La restauración de la República a partir de 1867 no mejoró las cosas de inmediato. Fue la estabilidad y mano dura del régimen porfirista la que logró, y nunca del todo, imponer un orden, pero la Revolución Mexicana volvió a abrir la puerta a la inseguridad. 

Todavía en los 1940, los trenes llevaban escolta militar. Sin embargo, la estabilidad autoritaria hizo que finalmente el bandolerismo, el abigeato y el asalto disminuyeran y no se consideró prioritario crear una policía realmente profesional; todo parecía estar de nuevo bajo control: a la pax porfírica le siguió la pax priista.
    
El desastre actual

Lo peculiar de la violencia actual es que no es resultado de una destrucción inesperada, dramática del orden existente, como fue el caso después de 1810 o de 1910. No, simplemente el capullo de la larga pax priista lo rompió una combinación de creciente desigualdad social, aflojamiento de las ligaduras autoritarias del pasado, la persistencia de la corrupción sistémica, fallas del modelo económico que desembocó en una cadena de crisis y en un crecimiento del PIB más que mediocre y, finalmente, en la independencia de los narcotraficantes respecto a sus antiguos controladores políticos. De ese capullo roto, emergió el monstruo actual.

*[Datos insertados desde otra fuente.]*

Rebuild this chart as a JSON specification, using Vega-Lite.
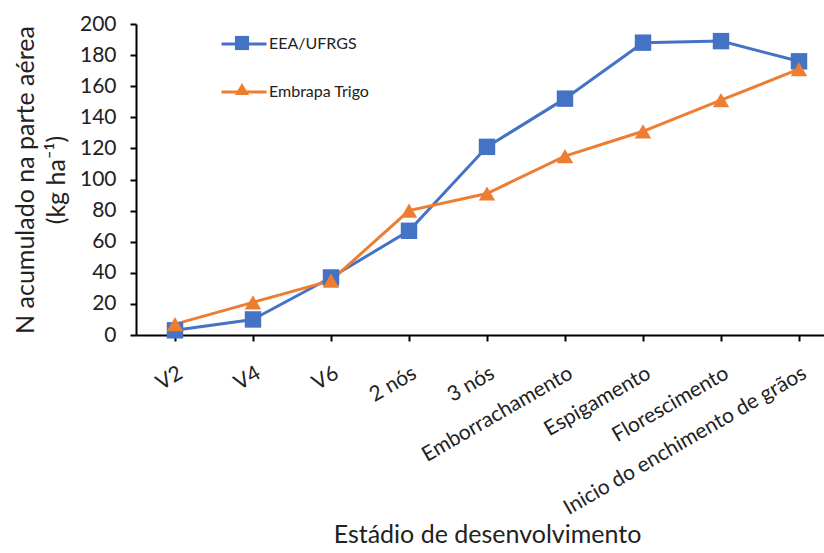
{
  "$schema": "https://vega.github.io/schema/vega-lite/v6.json",
  "autosize": "none",
  "padding": {"left": 136, "top": 24, "right": 0, "bottom": 218},
  "width": 702,
  "height": 311,
  "background": "white",
  "config": {
    "font": "Lato",
    "view": {"stroke": null},
    "axis": {"grid": false, "domainColor": "#000000", "tickColor": "#000000", "domainWidth": 2, "tickWidth": 2, "labelColor": "#222222", "titleColor": "#222222", "labelFont": "Lato", "titleFont": "Lato", "titleFontWeight": "normal"}
  },
  "data": {
    "values": [
      {"estadio": "V2", "serie": "EEA/UFRGS", "n": 3},
      {"estadio": "V4", "serie": "EEA/UFRGS", "n": 10},
      {"estadio": "V6", "serie": "EEA/UFRGS", "n": 37},
      {"estadio": "2 nós", "serie": "EEA/UFRGS", "n": 67},
      {"estadio": "3 nós", "serie": "EEA/UFRGS", "n": 121},
      {"estadio": "Emborrachamento", "serie": "EEA/UFRGS", "n": 152},
      {"estadio": "Espigamento", "serie": "EEA/UFRGS", "n": 188},
      {"estadio": "Florescimento", "serie": "EEA/UFRGS", "n": 189},
      {"estadio": "Inicio do enchimento de grãos", "serie": "EEA/UFRGS", "n": 176},
      {"estadio": "V2", "serie": "Embrapa Trigo", "n": 7},
      {"estadio": "V4", "serie": "Embrapa Trigo", "n": 21},
      {"estadio": "V6", "serie": "Embrapa Trigo", "n": 35},
      {"estadio": "2 nós", "serie": "Embrapa Trigo", "n": 80},
      {"estadio": "3 nós", "serie": "Embrapa Trigo", "n": 91},
      {"estadio": "Emborrachamento", "serie": "Embrapa Trigo", "n": 115},
      {"estadio": "Espigamento", "serie": "Embrapa Trigo", "n": 131},
      {"estadio": "Florescimento", "serie": "Embrapa Trigo", "n": 151},
      {"estadio": "Inicio do enchimento de grãos", "serie": "Embrapa Trigo", "n": 171}
    ]
  },
  "encoding": {
    "x": {
      "field": "estadio", "type": "ordinal", "sort": null,
      "scale": {"type": "point", "padding": 0.5},
      "axis": {"title": "Estádio de desenvolvimento", "titleFontSize": 25, "titlePadding": 4, "labelAngle": -30, "labelFontSize": 21, "labelPadding": 21, "labelLimit": 0, "tickSize": 6}
    },
    "y": {
      "field": "n", "type": "quantitative",
      "scale": {"domain": [0, 200], "nice": false},
      "axis": {"title": ["N acumulado na parte aérea", "(kg ha⁻¹)"], "titleFontSize": 25, "titlePadding": 10, "titleLineHeight": 31, "values": [0,20,40,60,80,100,120,140,160,180,200], "labelFontSize": 21, "tickSize": 6, "labelPadding": 14}
    }
  },
  "resolve": {"legend": {"color": "independent", "shape": "independent"}},
  "layer": [
    {
      "mark": {"type": "line", "strokeWidth": 3},
      "encoding": {
        "color": {
          "field": "serie", "type": "nominal",
          "scale": {"domain": ["EEA/UFRGS", "Embrapa Trigo"], "range": ["#4472C4", "#ED7D31"]},
          "legend": {"title": null, "orient": "none", "legendX": 84, "legendY": -4, "symbolType": "stroke", "symbolSize": 2025, "symbolStrokeWidth": 3, "labelFontSize": 16, "labelFont": "Lato", "labelColor": "#222222", "labelOffset": 1, "rowPadding": 16}
        }
      }
    },
    {
      "mark": {"type": "point", "filled": true, "opacity": 1, "size": 270},
      "encoding": {
        "color": {
          "field": "serie", "type": "nominal",
          "scale": {"domain": ["EEA/UFRGS", "Embrapa Trigo"], "range": ["#4472C4", "#ED7D31"]},
          "legend": {"title": null, "orient": "none", "legendX": 98, "legendY": 11, "symbolSize": 200, "labelExpr": "''", "labelFontSize": 16, "labelOffset": 0, "rowPadding": 30}
        },
        "shape": {
          "field": "serie", "type": "nominal",
          "scale": {"domain": ["EEA/UFRGS", "Embrapa Trigo"], "range": ["square", "triangle-up"]},
          "legend": {"title": null, "orient": "none", "legendX": 98, "legendY": 11, "symbolSize": 200, "labelExpr": "''", "labelFontSize": 16, "labelOffset": 0, "rowPadding": 30}
        }
      }
    }
  ]
}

¿Cómo enfrentar el problema?

Por ahora, la clase política y la élite del poder mexicana han sido incapaces de esbozar un proyecto de solución realista al problema de la violencia y degradación social.
Aún está por hacerse realidad la fórmula que reduzca la violencia: un proyecto que implique reanudar el crecimiento económico, la redistribución del ingreso, el combate efectivo a la corrupción pública y por último, aunque no lo menos importante, y todo enmarcado por valores que de nuevo despierten la imaginación colectiva, las ganas de esforzarse y creer en algo más que en la mera salvación individual.